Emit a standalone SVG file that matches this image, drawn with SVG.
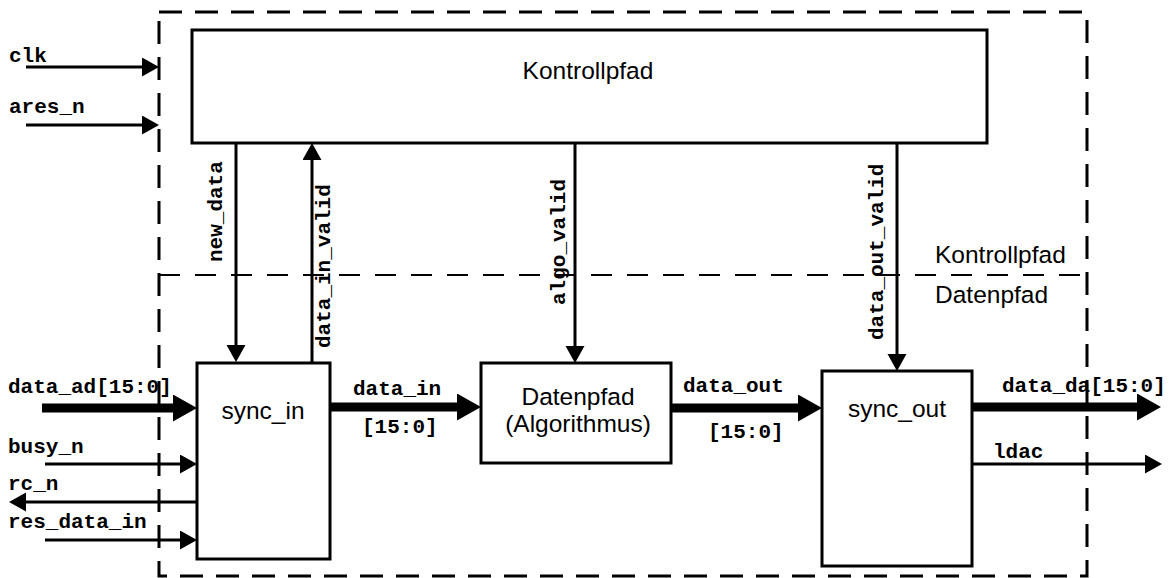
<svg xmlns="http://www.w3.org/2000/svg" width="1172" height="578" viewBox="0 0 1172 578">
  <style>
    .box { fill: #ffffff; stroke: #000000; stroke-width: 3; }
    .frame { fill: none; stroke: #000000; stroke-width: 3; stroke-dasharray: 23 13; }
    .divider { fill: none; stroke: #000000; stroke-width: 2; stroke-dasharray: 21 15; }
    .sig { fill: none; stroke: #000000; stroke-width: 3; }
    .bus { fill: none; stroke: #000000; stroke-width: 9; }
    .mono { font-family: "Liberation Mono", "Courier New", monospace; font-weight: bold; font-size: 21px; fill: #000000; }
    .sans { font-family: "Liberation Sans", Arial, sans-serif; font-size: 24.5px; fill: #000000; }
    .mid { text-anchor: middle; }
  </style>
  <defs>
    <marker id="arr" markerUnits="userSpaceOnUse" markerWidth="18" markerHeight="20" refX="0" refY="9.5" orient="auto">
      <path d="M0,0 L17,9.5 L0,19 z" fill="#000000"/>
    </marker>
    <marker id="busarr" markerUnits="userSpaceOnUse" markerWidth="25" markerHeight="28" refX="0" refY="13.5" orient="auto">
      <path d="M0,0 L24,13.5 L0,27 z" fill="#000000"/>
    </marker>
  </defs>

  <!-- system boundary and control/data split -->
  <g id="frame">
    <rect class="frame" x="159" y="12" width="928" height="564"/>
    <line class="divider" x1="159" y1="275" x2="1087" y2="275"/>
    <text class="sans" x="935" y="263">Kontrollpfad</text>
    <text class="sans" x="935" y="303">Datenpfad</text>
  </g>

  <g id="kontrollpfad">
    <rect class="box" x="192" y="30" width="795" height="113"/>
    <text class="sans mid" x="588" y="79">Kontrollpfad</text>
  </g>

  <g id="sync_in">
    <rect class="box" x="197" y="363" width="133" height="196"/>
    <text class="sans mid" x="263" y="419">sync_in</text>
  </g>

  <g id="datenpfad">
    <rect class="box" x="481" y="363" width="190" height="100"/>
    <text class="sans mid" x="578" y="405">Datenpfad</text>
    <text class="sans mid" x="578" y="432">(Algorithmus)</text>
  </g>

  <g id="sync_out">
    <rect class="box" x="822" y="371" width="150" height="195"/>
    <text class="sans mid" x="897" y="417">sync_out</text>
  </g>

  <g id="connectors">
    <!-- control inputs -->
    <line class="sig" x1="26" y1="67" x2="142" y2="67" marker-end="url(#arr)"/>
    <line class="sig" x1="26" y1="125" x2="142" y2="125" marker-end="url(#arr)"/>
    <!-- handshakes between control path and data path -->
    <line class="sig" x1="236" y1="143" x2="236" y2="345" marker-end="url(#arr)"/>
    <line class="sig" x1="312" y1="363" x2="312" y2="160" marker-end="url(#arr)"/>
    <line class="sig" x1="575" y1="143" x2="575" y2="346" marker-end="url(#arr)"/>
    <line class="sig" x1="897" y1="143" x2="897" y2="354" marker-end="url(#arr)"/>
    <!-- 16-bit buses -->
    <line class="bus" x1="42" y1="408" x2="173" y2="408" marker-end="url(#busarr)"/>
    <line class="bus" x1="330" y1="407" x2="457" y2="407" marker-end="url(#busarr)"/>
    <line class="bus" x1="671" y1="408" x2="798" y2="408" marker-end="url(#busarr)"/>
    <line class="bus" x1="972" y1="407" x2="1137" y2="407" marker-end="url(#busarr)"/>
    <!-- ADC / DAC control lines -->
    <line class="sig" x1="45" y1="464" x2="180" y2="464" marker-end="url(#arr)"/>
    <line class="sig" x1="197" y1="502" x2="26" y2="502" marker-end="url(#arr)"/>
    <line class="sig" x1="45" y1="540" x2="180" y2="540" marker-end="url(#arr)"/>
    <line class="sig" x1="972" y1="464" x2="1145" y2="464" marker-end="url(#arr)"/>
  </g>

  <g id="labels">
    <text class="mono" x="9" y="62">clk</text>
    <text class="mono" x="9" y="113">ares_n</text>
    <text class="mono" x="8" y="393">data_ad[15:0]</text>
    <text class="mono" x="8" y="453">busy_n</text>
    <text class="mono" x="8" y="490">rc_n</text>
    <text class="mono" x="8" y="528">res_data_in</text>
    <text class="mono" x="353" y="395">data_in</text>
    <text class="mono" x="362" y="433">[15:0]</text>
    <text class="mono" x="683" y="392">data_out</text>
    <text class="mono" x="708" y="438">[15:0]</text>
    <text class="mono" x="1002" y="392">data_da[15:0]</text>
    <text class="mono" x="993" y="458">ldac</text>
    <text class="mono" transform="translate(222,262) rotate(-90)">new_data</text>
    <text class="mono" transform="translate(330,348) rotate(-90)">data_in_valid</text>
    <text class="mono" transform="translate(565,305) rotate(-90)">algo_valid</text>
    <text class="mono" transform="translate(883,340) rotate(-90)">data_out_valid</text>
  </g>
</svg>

*Problem details*
Repeat all the data as it stands, dropping any images it holds.

*Answer to the exercise*
Emit a standalone SVG file that matches this image, drawn with SVG.
<svg xmlns="http://www.w3.org/2000/svg" width="1172" height="578" viewBox="0 0 1172 578">
  <style>
    .box { fill: #ffffff; stroke: #000000; stroke-width: 3; }
    .frame { fill: none; stroke: #000000; stroke-width: 3; stroke-dasharray: 23 13; }
    .divider { fill: none; stroke: #000000; stroke-width: 2; stroke-dasharray: 21 15; }
    .sig { fill: none; stroke: #000000; stroke-width: 3; }
    .bus { fill: none; stroke: #000000; stroke-width: 9; }
    .mono { font-family: "Liberation Mono", "Courier New", monospace; font-weight: bold; font-size: 21px; fill: #000000; }
    .sans { font-family: "Liberation Sans", Arial, sans-serif; font-size: 24.5px; fill: #000000; }
    .mid { text-anchor: middle; }
  </style>
  <defs>
    <marker id="arr" markerUnits="userSpaceOnUse" markerWidth="18" markerHeight="20" refX="0" refY="9.5" orient="auto">
      <path d="M0,0 L17,9.5 L0,19 z" fill="#000000"/>
    </marker>
    <marker id="busarr" markerUnits="userSpaceOnUse" markerWidth="25" markerHeight="28" refX="0" refY="13.5" orient="auto">
      <path d="M0,0 L24,13.5 L0,27 z" fill="#000000"/>
    </marker>
  </defs>

  <!-- system boundary and control/data split -->
  <g id="frame">
    <rect class="frame" x="159" y="12" width="928" height="564"/>
    <line class="divider" x1="159" y1="275" x2="1087" y2="275"/>
    <text class="sans" x="935" y="263">Kontrollpfad</text>
    <text class="sans" x="935" y="303">Datenpfad</text>
  </g>

  <g id="kontrollpfad">
    <rect class="box" x="192" y="30" width="795" height="113"/>
    <text class="sans mid" x="588" y="79">Kontrollpfad</text>
  </g>

  <g id="sync_in">
    <rect class="box" x="197" y="363" width="133" height="196"/>
    <text class="sans mid" x="263" y="419">sync_in</text>
  </g>

  <g id="datenpfad">
    <rect class="box" x="481" y="363" width="190" height="100"/>
    <text class="sans mid" x="578" y="405">Datenpfad</text>
    <text class="sans mid" x="578" y="432">(Algorithmus)</text>
  </g>

  <g id="sync_out">
    <rect class="box" x="822" y="371" width="150" height="195"/>
    <text class="sans mid" x="897" y="417">sync_out</text>
  </g>

  <g id="connectors">
    <!-- control inputs -->
    <line class="sig" x1="26" y1="67" x2="142" y2="67" marker-end="url(#arr)"/>
    <line class="sig" x1="26" y1="125" x2="142" y2="125" marker-end="url(#arr)"/>
    <!-- handshakes between control path and data path -->
    <line class="sig" x1="236" y1="143" x2="236" y2="345" marker-end="url(#arr)"/>
    <line class="sig" x1="312" y1="363" x2="312" y2="160" marker-end="url(#arr)"/>
    <line class="sig" x1="575" y1="143" x2="575" y2="346" marker-end="url(#arr)"/>
    <line class="sig" x1="897" y1="143" x2="897" y2="354" marker-end="url(#arr)"/>
    <!-- 16-bit buses -->
    <line class="bus" x1="42" y1="408" x2="173" y2="408" marker-end="url(#busarr)"/>
    <line class="bus" x1="330" y1="407" x2="457" y2="407" marker-end="url(#busarr)"/>
    <line class="bus" x1="671" y1="408" x2="798" y2="408" marker-end="url(#busarr)"/>
    <line class="bus" x1="972" y1="407" x2="1137" y2="407" marker-end="url(#busarr)"/>
    <!-- ADC / DAC control lines -->
    <line class="sig" x1="45" y1="464" x2="180" y2="464" marker-end="url(#arr)"/>
    <line class="sig" x1="197" y1="502" x2="26" y2="502" marker-end="url(#arr)"/>
    <line class="sig" x1="45" y1="540" x2="180" y2="540" marker-end="url(#arr)"/>
    <line class="sig" x1="972" y1="464" x2="1145" y2="464" marker-end="url(#arr)"/>
  </g>

  <g id="labels">
    <text class="mono" x="9" y="62">clk</text>
    <text class="mono" x="9" y="113">ares_n</text>
    <text class="mono" x="8" y="393">data_ad[15:0]</text>
    <text class="mono" x="8" y="453">busy_n</text>
    <text class="mono" x="8" y="490">rc_n</text>
    <text class="mono" x="8" y="528">res_data_in</text>
    <text class="mono" x="353" y="395">data_in</text>
    <text class="mono" x="362" y="433">[15:0]</text>
    <text class="mono" x="683" y="392">data_out</text>
    <text class="mono" x="708" y="438">[15:0]</text>
    <text class="mono" x="1002" y="392">data_da[15:0]</text>
    <text class="mono" x="993" y="458">ldac</text>
    <text class="mono" transform="translate(222,262) rotate(-90)">new_data</text>
    <text class="mono" transform="translate(330,348) rotate(-90)">data_in_valid</text>
    <text class="mono" transform="translate(565,305) rotate(-90)">algo_valid</text>
    <text class="mono" transform="translate(883,340) rotate(-90)">data_out_valid</text>
  </g>
</svg>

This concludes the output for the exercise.